There had been no houses, coal picks and pneumatic drills in some places, but they lived in thatched dwellings and used hoes and hammers to build many pits. The builders of the Chingtsaoping coal pits in Hunan Province repaired and restored 48 pieces of equipment they found among piles of waste and discarded appliances and material in a nearby old mine. This not only solved what was urgent in order to start the work, but shortened the building period. The Fushan Coal Mine in Tehan County, Kiangsi Province, was closed down for years by Liu Shao-chi and his agents and classified as a useless mine. All that was left was a one-storey building, one old diesel engine and a discarded pit.
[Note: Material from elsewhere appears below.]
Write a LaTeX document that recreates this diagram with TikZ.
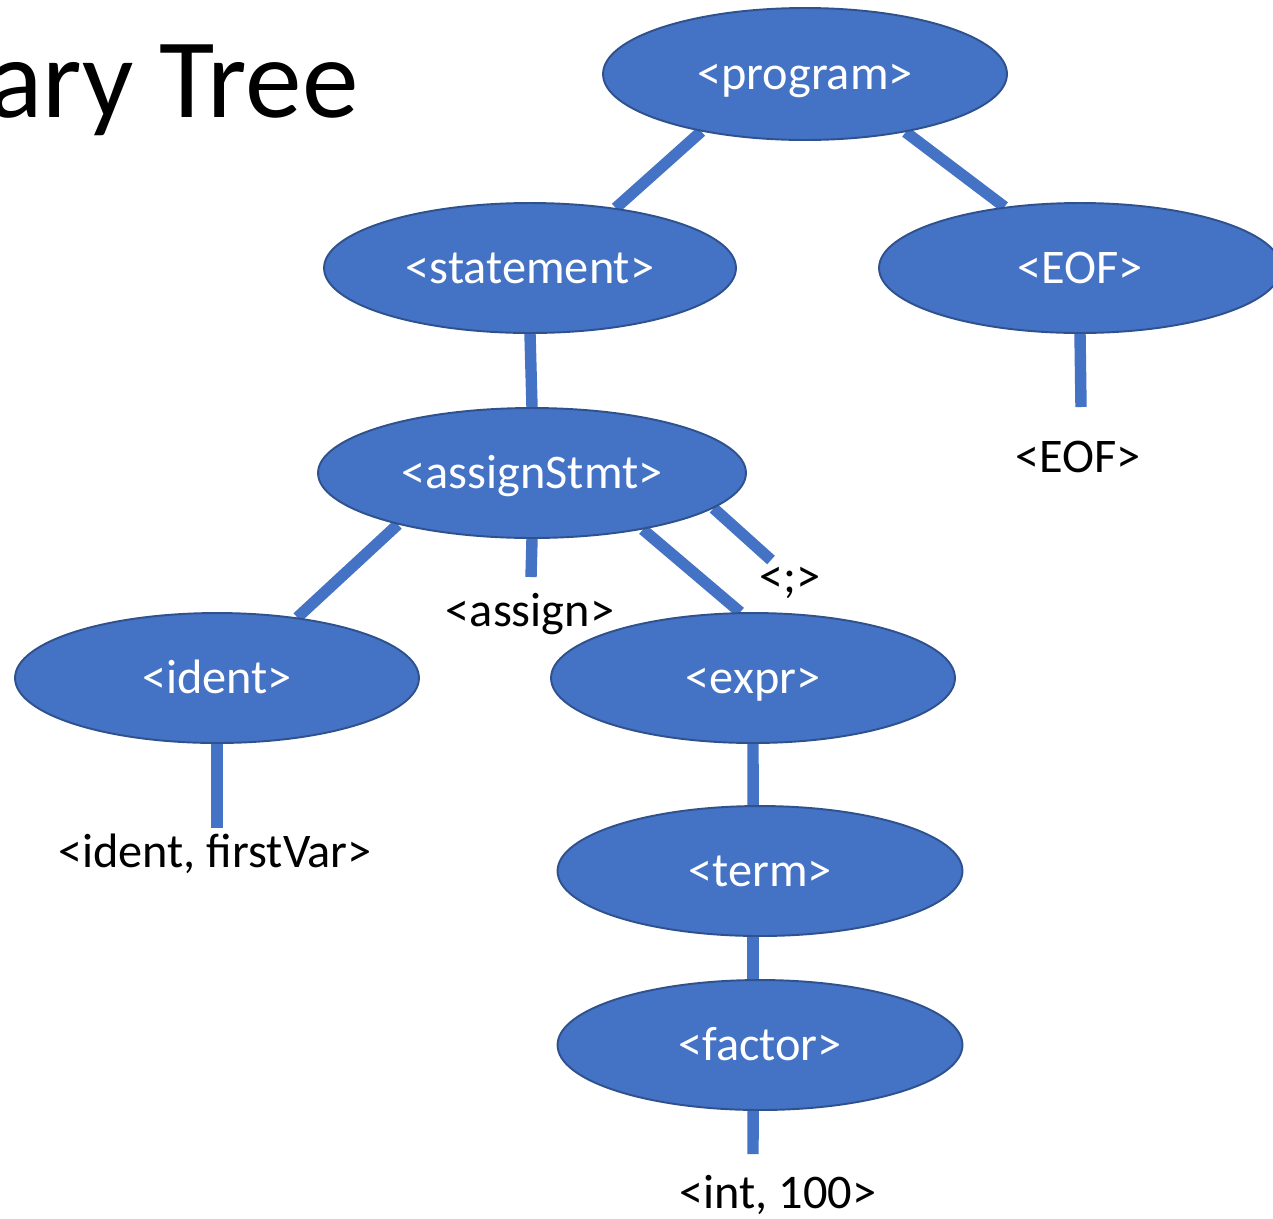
\documentclass[tikz,border=0pt]{standalone}
\usepackage{fontspec}
\setmainfont{Carlito}
\usetikzlibrary{shapes.geometric}
\pgfdeclarelayer{bg}
\pgfsetlayers{bg,main}
\definecolor{nodeblue}{HTML}{4472C4}
\definecolor{nodeedge}{HTML}{2F528F}
\begin{document}
\begin{tikzpicture}[x=0.02cm,y=-0.02cm,
  treenode/.style={ellipse, fill=nodeblue, draw=nodeedge, line width=1.1pt,
    minimum width=8.08cm, minimum height=2.6cm, inner sep=0pt, text=white,
    font=\fontsize{27.5}{31}\selectfont, text height=17.7pt, text depth=0pt},
  leaf/.style={anchor=base, inner sep=0pt, font=\fontsize{27.5}{31}\selectfont},
  link/.style={draw=nodeblue, line width=6.5pt}]
\useasboundingbox (0,0) rectangle (1273,1218);

\node[anchor=base east, inner sep=0pt, font=\fontsize{64.5}{72}\selectfont] (title) at (359,117) {ary Tree};

\node[treenode, minimum height=2.64cm] (program) at (805,74) {<program>};
\node[treenode, minimum width=8.24cm] (statement) at (530,268) {<statement>};
\node[treenode, minimum width=8.04cm] (eof) at (1080,268) {<EOF>};
\node[treenode, minimum width=8.56cm] (assignStmt) at (532,473) {<assignStmt>};
\node[treenode] (ident) at (217,678) {<ident>};
\node[treenode] (expr) at (753,678) {<expr>};
\node[treenode, minimum width=8.1cm] (term) at (760,871) {<term>};
\node[treenode, minimum width=8.1cm] (factor) at (760,1045) {<factor>};

\node[leaf] (eofleaf) at (1078,472) {<EOF>};
\node[leaf] (assignleaf) at (530,626) {<assign>};
\node[leaf] (semileaf) at (790,592) {<;>};
\node[leaf] (identleaf) at (215,867) {<ident, firstVar>};
\node[leaf] (intleaf) at (778,1208) {<int, 100>};

\coordinate (eofend) at (1081,407);
\coordinate (assignend) at (531,577);
\coordinate (semiend) at (771,560);
\coordinate (identend) at (217,828);
\coordinate (intend) at (753,1154);

\begin{pgfonlayer}{bg}
\fill[white] (0,0) rectangle (1273,1218);
\draw[link] (program.209) -- (statement.35);
\draw[link] (program.330) -- (eof.141);
\draw[link] (statement.south) -- (assignStmt.north);
\draw[link] (eof.south) -- (eofend);
\draw[link] (assignStmt.201) -- (ident.37);
\draw[link] (assignStmt.south) -- (assignend);
\draw[link] (assignStmt.333) -- (expr.101);
\draw[link] (assignStmt.349) -- (semiend);
\draw[link] (ident.south) -- (identend);
\draw[link] (expr.south) -- (term.96);
\draw[link] (term.264) -- (factor.96);
\draw[link] (factor.264) -- (intend);
\end{pgfonlayer}
\end{tikzpicture}
\end{document}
   In 1968 Communist Party member Wang Hsin-min was at the head of 40 workers who went to the mine. They made adobes and brought timber across mountains to build simple sheds. Then they went to work on the old pit and produced coal from it, thereby solving the problem of funds for expanded reproduction. The abandoned mine was rebuilt. By going in for technical innovations, they introduced semi-mechanized production. Coal produced in the past two years is valued at more than 8.5 times the total investment.
   Starting with local methods and using hoes and winnows, the Humen Commune in Chekiang's Yiwu County set up a dozen or so small pits. As the pits were expanded, the miners made technical transformations step by step and produced small cars, hand-operated" blowers and other simple tools by themselves. Later they installed windlasses, pumps and electric coal drills and built new vertical and inclined shafts. Kwangtung Province introduced technical transformation to its small pits group by group and at different stages and thus rapidly changed their conditions. Production in 60 per cent of the small pits in Kwangtung's Foshan Administrative Region is now mechanized or semi-mechanized.
   Many old mines south of the Yangtze also have raised their output enormously by fully tapping their potential. The Pinghsiang Mine in Kiangsi Province and other old mines nearly doubled their coal output last year compared with 1965. Since 1969 miners and staff members of this mine have made big efforts to diversify its economy and go in for multi-purpose use centred around coal. As a result dozens of small plants turning out iron and steel, machines, building materials and chemicals have been set up. By manufacturing equipment themselves, they changed their antiquated technical equipment and raised coal production tremendously. Output in old coal shafts exceeds designed production capacity by more than 70 per cent.

Profound Significance

   The rapidly growing rate of self-sufficiency in coal south of the Yangtze is of profound significance in changing the geographical distribution of China's industry and carrying out the strategic principle "Be prepared against war, be prepared against natural disasters, and do everything for the people."
   Opening up and building coalfields south of the Yangtze has pushed development of the iron and steel, chemical fertilizer, power and machine-building industries there, helped the localities establish their own industrial systems and acted as a spur to progress in the national economy in these places.
   In setting up small coal pits, the people's communes and production brigades have consolidated and developed the socialist collective economy. After becoming self-sufficient in coal, more than 20 Kwangtung counties built a large number of machine-building, building material, communications and transport and power enterprises. In addition, they also increased their public accumulation and quickened their pace of farm mechanization and building water conservancy works. Using funds accumulated from its small coal pits, the Shihtang Commune in Kwangtung's Jenhua County purchased almost 200 farm machines, erected power transmission lines, and built highways and small reservoirs in the past few years. The small pits of the Kushui Commune in Hupeh's Yitu County accumulated over 140,000 yuan for the commune last year. This was used to buy 23 farm machines and utensils for the whole commune and to set up five processing mills.
   Continuing their advance, the people south of the Yangtze are striving within a short period to put a final end to transporting coal from the north to the south.